-- Start of Recorded information --

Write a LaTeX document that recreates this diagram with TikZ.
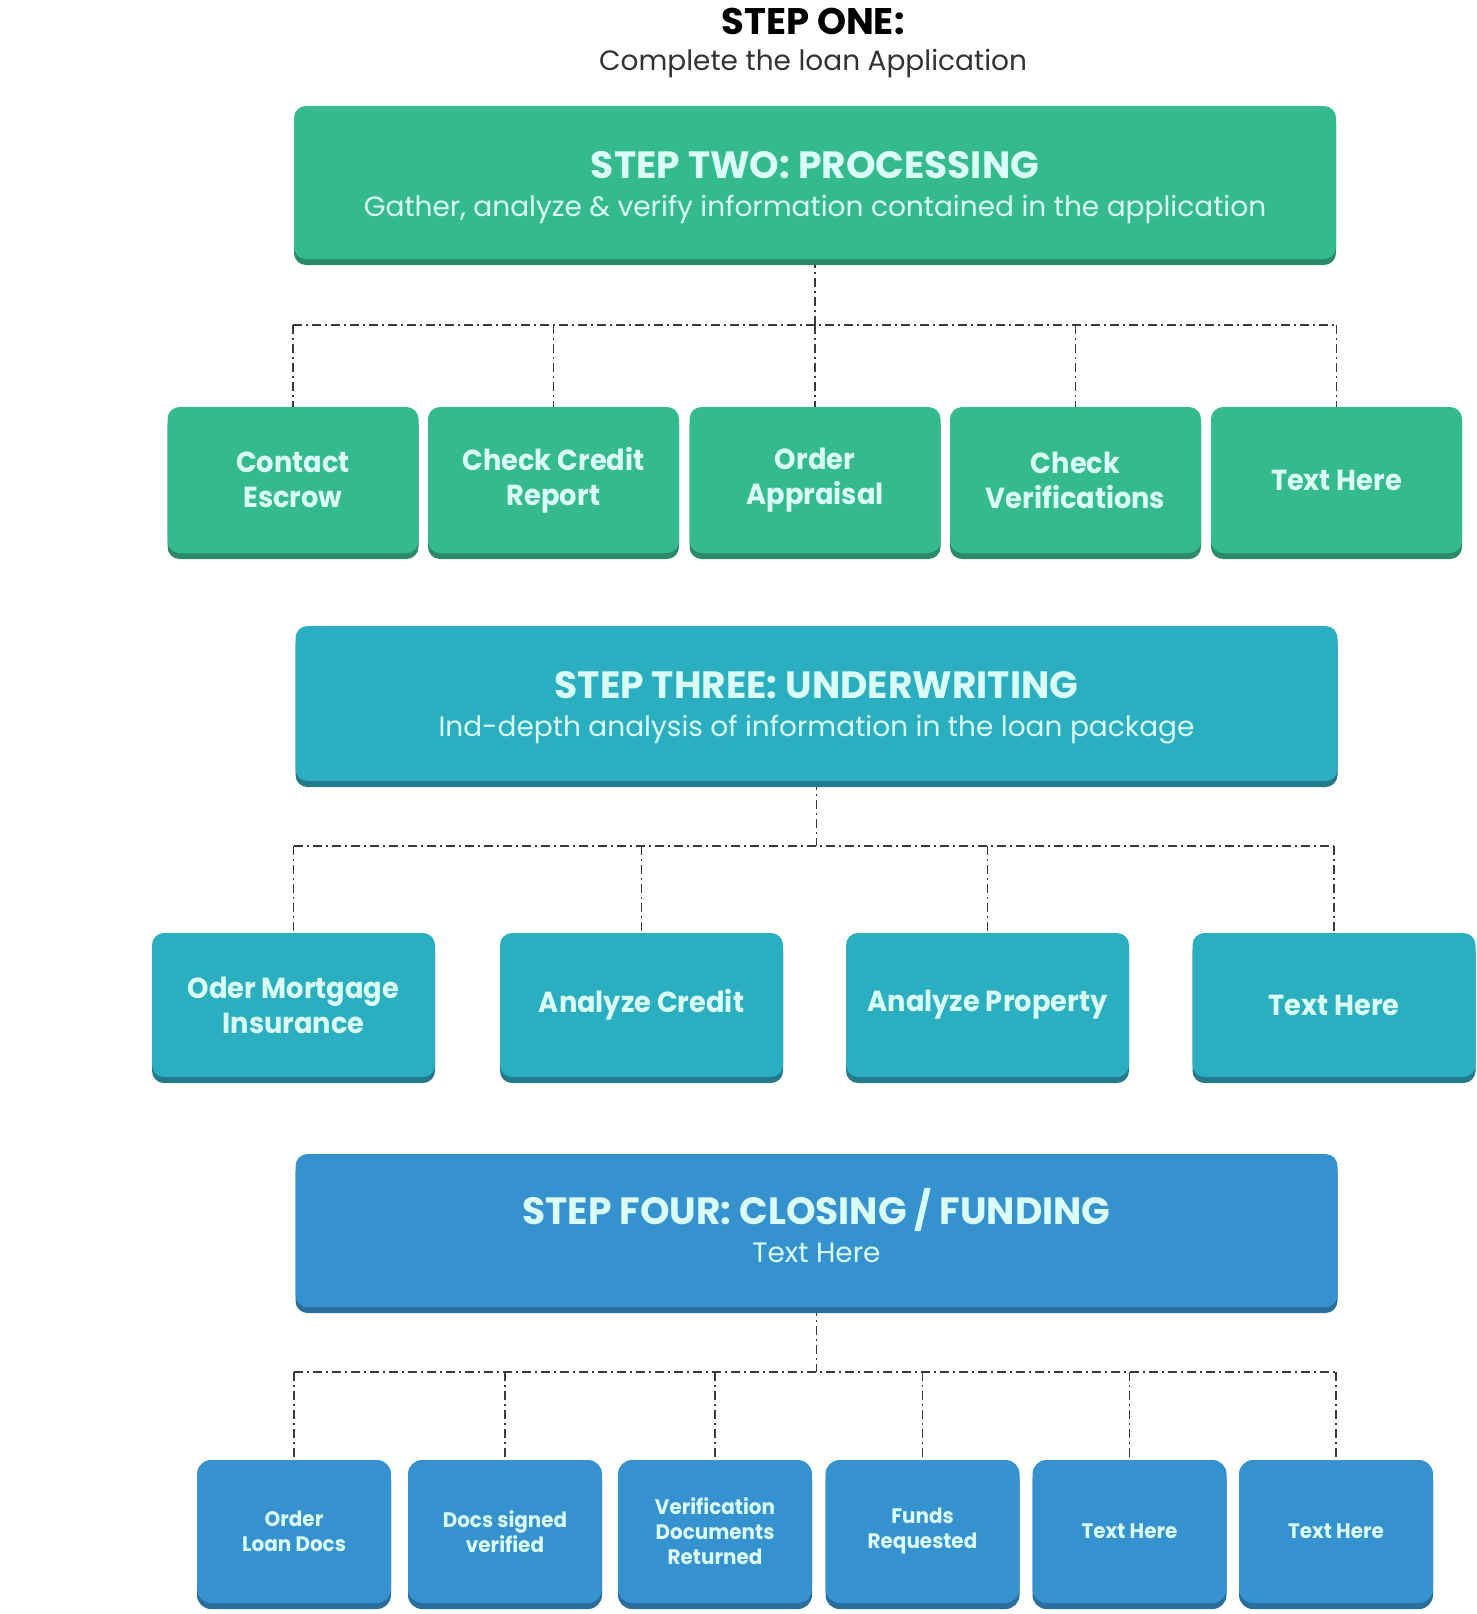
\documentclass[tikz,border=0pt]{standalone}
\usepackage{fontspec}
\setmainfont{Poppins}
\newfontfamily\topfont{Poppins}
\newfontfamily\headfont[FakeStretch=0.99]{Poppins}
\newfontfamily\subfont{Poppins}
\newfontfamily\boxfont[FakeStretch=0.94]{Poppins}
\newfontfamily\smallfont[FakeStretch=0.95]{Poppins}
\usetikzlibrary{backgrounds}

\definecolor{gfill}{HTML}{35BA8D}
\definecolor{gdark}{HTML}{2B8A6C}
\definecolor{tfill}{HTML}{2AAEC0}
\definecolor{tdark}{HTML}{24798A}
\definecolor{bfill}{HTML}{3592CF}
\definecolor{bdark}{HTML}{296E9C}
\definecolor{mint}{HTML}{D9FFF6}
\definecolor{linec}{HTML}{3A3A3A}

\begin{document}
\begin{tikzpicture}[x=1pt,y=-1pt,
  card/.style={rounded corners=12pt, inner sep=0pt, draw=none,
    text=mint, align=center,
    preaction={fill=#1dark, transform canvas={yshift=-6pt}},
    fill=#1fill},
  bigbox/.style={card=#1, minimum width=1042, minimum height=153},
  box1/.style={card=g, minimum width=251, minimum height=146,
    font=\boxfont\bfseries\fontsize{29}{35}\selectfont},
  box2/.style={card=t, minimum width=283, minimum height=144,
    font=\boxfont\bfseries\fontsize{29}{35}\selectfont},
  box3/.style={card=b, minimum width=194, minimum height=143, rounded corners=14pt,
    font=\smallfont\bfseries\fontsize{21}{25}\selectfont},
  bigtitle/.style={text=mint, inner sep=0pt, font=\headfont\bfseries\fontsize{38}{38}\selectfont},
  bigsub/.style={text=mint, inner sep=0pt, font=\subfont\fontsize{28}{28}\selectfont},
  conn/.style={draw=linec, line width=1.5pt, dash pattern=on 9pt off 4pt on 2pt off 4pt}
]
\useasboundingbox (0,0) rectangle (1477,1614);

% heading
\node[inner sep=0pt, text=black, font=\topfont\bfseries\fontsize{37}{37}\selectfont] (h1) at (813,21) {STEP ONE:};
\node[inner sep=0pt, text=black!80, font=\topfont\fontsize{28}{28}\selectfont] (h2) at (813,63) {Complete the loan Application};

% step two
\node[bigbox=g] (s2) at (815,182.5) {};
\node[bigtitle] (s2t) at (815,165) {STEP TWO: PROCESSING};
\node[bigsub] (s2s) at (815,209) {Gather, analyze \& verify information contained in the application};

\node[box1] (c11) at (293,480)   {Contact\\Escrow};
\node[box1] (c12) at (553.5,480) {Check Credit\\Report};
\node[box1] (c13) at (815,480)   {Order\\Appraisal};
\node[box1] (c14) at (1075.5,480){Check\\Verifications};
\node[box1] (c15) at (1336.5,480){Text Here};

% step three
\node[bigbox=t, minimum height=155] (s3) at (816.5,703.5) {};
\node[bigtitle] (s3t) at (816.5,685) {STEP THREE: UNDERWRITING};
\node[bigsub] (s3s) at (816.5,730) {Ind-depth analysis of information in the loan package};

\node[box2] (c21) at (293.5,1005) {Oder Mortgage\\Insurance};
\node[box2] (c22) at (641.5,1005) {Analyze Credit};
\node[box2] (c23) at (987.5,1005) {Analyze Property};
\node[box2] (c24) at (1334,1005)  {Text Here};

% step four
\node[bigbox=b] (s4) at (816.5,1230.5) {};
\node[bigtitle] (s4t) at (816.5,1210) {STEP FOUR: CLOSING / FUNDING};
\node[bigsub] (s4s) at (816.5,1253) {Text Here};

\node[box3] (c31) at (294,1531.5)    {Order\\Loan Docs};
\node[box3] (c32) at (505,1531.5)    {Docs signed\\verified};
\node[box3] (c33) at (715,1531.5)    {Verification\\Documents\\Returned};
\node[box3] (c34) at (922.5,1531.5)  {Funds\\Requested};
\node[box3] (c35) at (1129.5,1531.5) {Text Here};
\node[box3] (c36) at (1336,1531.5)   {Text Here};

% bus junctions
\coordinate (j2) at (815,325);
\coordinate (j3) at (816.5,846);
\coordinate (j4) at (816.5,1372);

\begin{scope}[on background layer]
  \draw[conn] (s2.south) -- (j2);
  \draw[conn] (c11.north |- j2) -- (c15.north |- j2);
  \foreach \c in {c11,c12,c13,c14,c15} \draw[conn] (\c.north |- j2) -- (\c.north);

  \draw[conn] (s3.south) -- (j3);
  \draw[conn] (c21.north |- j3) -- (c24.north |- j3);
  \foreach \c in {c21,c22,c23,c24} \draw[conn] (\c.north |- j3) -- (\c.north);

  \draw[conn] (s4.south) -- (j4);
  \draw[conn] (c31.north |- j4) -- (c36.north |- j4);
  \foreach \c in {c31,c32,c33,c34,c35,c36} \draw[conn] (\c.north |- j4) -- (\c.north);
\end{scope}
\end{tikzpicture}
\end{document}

-- End of Recorded information --

## Requirement:
Your task is to reproduce all of the material exactly. The pictures stay out.

## Output below:
Write a LaTeX document that recreates this diagram with TikZ.
\documentclass[tikz,border=0pt]{standalone}
\usepackage{fontspec}
\setmainfont{Poppins}
\newfontfamily\topfont{Poppins}
\newfontfamily\headfont[FakeStretch=0.99]{Poppins}
\newfontfamily\subfont{Poppins}
\newfontfamily\boxfont[FakeStretch=0.94]{Poppins}
\newfontfamily\smallfont[FakeStretch=0.95]{Poppins}
\usetikzlibrary{backgrounds}

\definecolor{gfill}{HTML}{35BA8D}
\definecolor{gdark}{HTML}{2B8A6C}
\definecolor{tfill}{HTML}{2AAEC0}
\definecolor{tdark}{HTML}{24798A}
\definecolor{bfill}{HTML}{3592CF}
\definecolor{bdark}{HTML}{296E9C}
\definecolor{mint}{HTML}{D9FFF6}
\definecolor{linec}{HTML}{3A3A3A}

\begin{document}
\begin{tikzpicture}[x=1pt,y=-1pt,
  card/.style={rounded corners=12pt, inner sep=0pt, draw=none,
    text=mint, align=center,
    preaction={fill=#1dark, transform canvas={yshift=-6pt}},
    fill=#1fill},
  bigbox/.style={card=#1, minimum width=1042, minimum height=153},
  box1/.style={card=g, minimum width=251, minimum height=146,
    font=\boxfont\bfseries\fontsize{29}{35}\selectfont},
  box2/.style={card=t, minimum width=283, minimum height=144,
    font=\boxfont\bfseries\fontsize{29}{35}\selectfont},
  box3/.style={card=b, minimum width=194, minimum height=143, rounded corners=14pt,
    font=\smallfont\bfseries\fontsize{21}{25}\selectfont},
  bigtitle/.style={text=mint, inner sep=0pt, font=\headfont\bfseries\fontsize{38}{38}\selectfont},
  bigsub/.style={text=mint, inner sep=0pt, font=\subfont\fontsize{28}{28}\selectfont},
  conn/.style={draw=linec, line width=1.5pt, dash pattern=on 9pt off 4pt on 2pt off 4pt}
]
\useasboundingbox (0,0) rectangle (1477,1614);

% heading
\node[inner sep=0pt, text=black, font=\topfont\bfseries\fontsize{37}{37}\selectfont] (h1) at (813,21) {STEP ONE:};
\node[inner sep=0pt, text=black!80, font=\topfont\fontsize{28}{28}\selectfont] (h2) at (813,63) {Complete the loan Application};

% step two
\node[bigbox=g] (s2) at (815,182.5) {};
\node[bigtitle] (s2t) at (815,165) {STEP TWO: PROCESSING};
\node[bigsub] (s2s) at (815,209) {Gather, analyze \& verify information contained in the application};

\node[box1] (c11) at (293,480)   {Contact\\Escrow};
\node[box1] (c12) at (553.5,480) {Check Credit\\Report};
\node[box1] (c13) at (815,480)   {Order\\Appraisal};
\node[box1] (c14) at (1075.5,480){Check\\Verifications};
\node[box1] (c15) at (1336.5,480){Text Here};

% step three
\node[bigbox=t, minimum height=155] (s3) at (816.5,703.5) {};
\node[bigtitle] (s3t) at (816.5,685) {STEP THREE: UNDERWRITING};
\node[bigsub] (s3s) at (816.5,730) {Ind-depth analysis of information in the loan package};

\node[box2] (c21) at (293.5,1005) {Oder Mortgage\\Insurance};
\node[box2] (c22) at (641.5,1005) {Analyze Credit};
\node[box2] (c23) at (987.5,1005) {Analyze Property};
\node[box2] (c24) at (1334,1005)  {Text Here};

% step four
\node[bigbox=b] (s4) at (816.5,1230.5) {};
\node[bigtitle] (s4t) at (816.5,1210) {STEP FOUR: CLOSING / FUNDING};
\node[bigsub] (s4s) at (816.5,1253) {Text Here};

\node[box3] (c31) at (294,1531.5)    {Order\\Loan Docs};
\node[box3] (c32) at (505,1531.5)    {Docs signed\\verified};
\node[box3] (c33) at (715,1531.5)    {Verification\\Documents\\Returned};
\node[box3] (c34) at (922.5,1531.5)  {Funds\\Requested};
\node[box3] (c35) at (1129.5,1531.5) {Text Here};
\node[box3] (c36) at (1336,1531.5)   {Text Here};

% bus junctions
\coordinate (j2) at (815,325);
\coordinate (j3) at (816.5,846);
\coordinate (j4) at (816.5,1372);

\begin{scope}[on background layer]
  \draw[conn] (s2.south) -- (j2);
  \draw[conn] (c11.north |- j2) -- (c15.north |- j2);
  \foreach \c in {c11,c12,c13,c14,c15} \draw[conn] (\c.north |- j2) -- (\c.north);

  \draw[conn] (s3.south) -- (j3);
  \draw[conn] (c21.north |- j3) -- (c24.north |- j3);
  \foreach \c in {c21,c22,c23,c24} \draw[conn] (\c.north |- j3) -- (\c.north);

  \draw[conn] (s4.south) -- (j4);
  \draw[conn] (c31.north |- j4) -- (c36.north |- j4);
  \foreach \c in {c31,c32,c33,c34,c35,c36} \draw[conn] (\c.north |- j4) -- (\c.north);
\end{scope}
\end{tikzpicture}
\end{document}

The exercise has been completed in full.